* [What the task asks] Say how many lines contain "this", using only the number.

* [Supplied information]
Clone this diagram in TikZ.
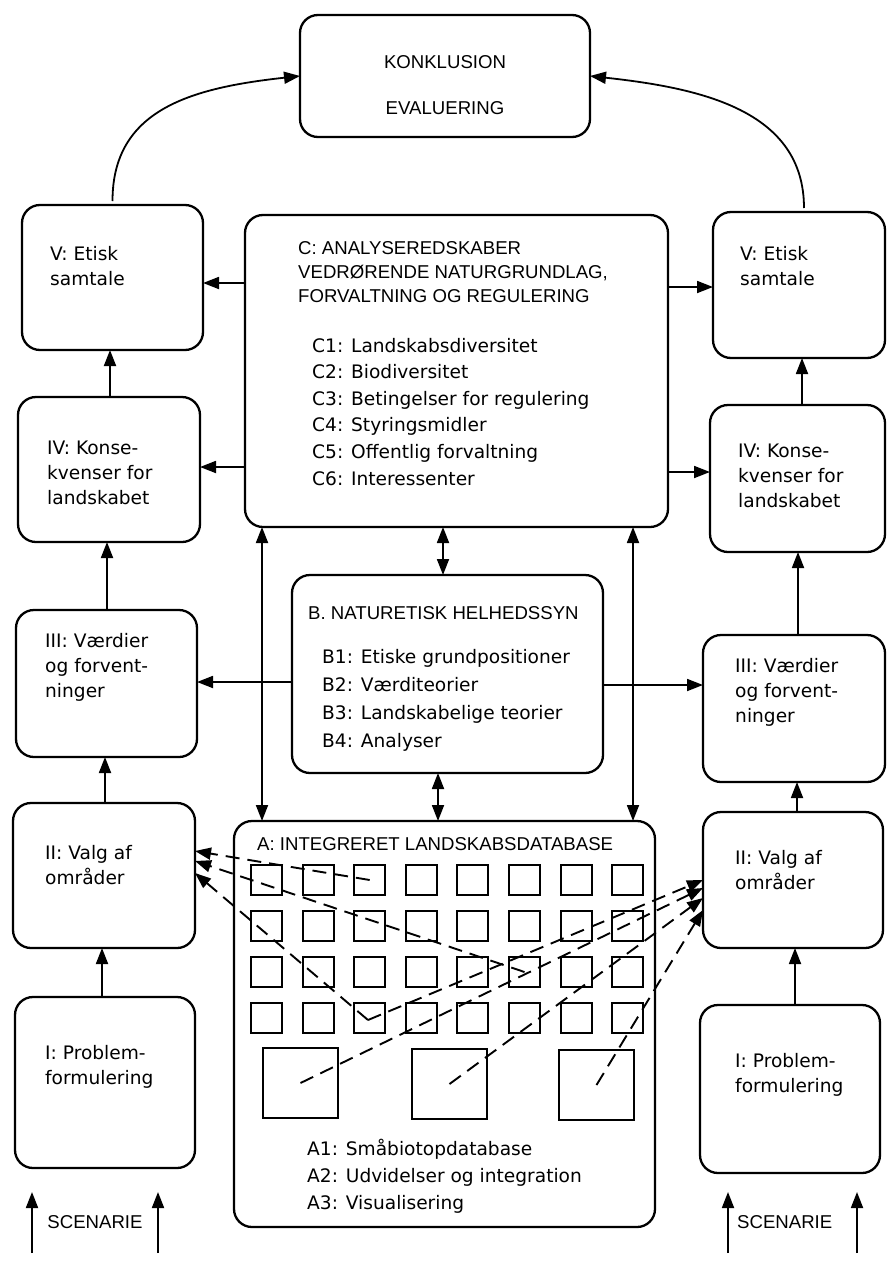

==

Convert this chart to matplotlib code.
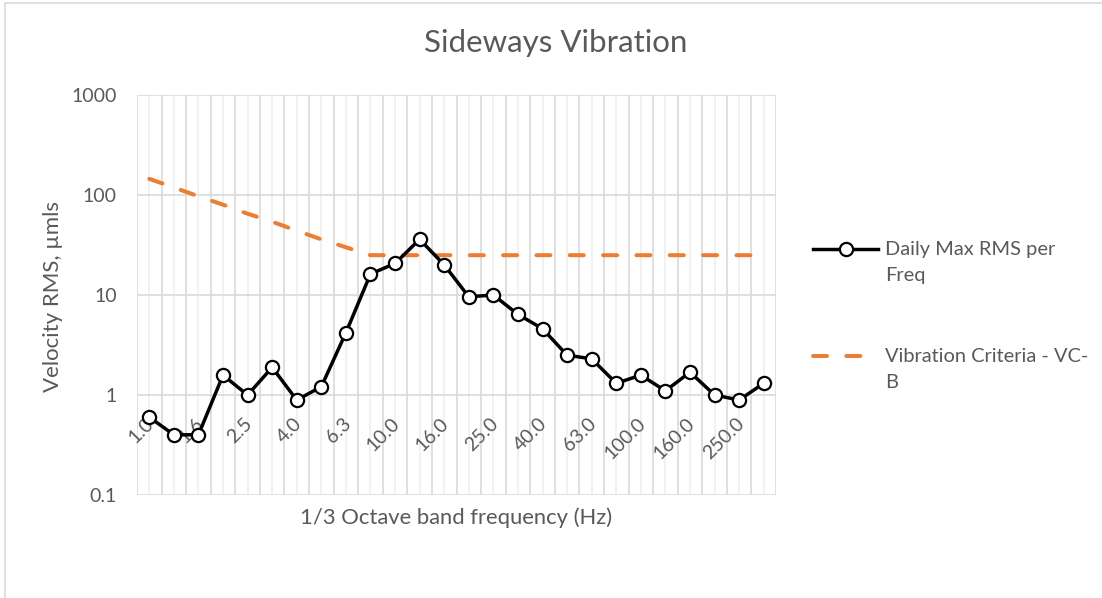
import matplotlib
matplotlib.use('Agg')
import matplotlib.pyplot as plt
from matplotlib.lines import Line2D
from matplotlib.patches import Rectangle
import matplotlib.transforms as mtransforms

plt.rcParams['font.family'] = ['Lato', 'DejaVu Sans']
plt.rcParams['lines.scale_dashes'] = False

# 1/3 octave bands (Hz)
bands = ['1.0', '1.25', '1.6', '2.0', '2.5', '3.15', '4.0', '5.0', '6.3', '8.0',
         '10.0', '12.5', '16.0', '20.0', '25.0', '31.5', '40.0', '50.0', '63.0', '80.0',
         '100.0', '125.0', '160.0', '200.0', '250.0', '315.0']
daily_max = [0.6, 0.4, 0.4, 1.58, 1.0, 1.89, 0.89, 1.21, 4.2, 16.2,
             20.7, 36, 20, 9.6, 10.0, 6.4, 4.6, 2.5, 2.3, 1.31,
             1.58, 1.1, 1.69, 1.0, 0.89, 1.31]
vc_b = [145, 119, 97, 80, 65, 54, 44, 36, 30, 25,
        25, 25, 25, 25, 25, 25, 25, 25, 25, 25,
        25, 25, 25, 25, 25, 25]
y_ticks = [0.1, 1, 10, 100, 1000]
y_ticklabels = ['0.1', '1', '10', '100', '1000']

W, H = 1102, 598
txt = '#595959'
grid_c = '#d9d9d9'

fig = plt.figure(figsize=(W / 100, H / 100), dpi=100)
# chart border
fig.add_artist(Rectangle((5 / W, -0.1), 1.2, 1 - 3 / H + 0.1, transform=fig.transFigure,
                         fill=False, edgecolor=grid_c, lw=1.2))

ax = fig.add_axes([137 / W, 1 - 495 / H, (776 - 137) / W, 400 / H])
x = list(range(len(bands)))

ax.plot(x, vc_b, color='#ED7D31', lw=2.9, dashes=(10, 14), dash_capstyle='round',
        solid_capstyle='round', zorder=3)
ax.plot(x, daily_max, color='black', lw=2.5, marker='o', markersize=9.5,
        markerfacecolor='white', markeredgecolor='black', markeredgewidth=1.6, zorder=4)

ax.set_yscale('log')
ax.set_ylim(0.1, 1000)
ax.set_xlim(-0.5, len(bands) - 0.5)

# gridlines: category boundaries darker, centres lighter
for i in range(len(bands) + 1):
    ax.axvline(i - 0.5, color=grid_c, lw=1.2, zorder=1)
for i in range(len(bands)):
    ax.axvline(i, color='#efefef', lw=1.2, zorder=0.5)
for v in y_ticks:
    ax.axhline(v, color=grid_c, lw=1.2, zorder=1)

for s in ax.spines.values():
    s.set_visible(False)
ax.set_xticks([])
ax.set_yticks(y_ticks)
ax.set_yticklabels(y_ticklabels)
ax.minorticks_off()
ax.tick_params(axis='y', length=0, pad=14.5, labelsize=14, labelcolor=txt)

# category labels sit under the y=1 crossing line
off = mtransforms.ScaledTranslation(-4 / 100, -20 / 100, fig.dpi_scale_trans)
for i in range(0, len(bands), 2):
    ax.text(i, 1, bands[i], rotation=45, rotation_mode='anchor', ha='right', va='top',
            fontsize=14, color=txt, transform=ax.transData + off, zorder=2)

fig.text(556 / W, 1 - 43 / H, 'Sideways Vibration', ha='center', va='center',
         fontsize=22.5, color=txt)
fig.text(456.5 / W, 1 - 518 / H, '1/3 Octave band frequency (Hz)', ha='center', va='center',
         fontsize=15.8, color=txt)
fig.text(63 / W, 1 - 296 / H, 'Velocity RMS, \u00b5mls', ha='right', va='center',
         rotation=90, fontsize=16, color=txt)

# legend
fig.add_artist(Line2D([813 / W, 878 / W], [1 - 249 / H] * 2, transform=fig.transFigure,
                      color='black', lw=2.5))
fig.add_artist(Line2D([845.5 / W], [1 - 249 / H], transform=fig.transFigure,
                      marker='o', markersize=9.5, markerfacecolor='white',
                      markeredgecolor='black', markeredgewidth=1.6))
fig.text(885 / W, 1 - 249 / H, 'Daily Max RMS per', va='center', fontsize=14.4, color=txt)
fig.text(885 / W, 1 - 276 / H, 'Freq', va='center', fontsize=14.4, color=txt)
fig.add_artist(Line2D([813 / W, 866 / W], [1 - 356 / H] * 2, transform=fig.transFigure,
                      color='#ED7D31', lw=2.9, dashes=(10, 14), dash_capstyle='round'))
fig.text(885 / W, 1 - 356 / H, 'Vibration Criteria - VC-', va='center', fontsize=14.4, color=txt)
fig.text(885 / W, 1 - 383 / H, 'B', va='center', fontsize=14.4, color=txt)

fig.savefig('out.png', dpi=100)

* [Response to the exercise] 2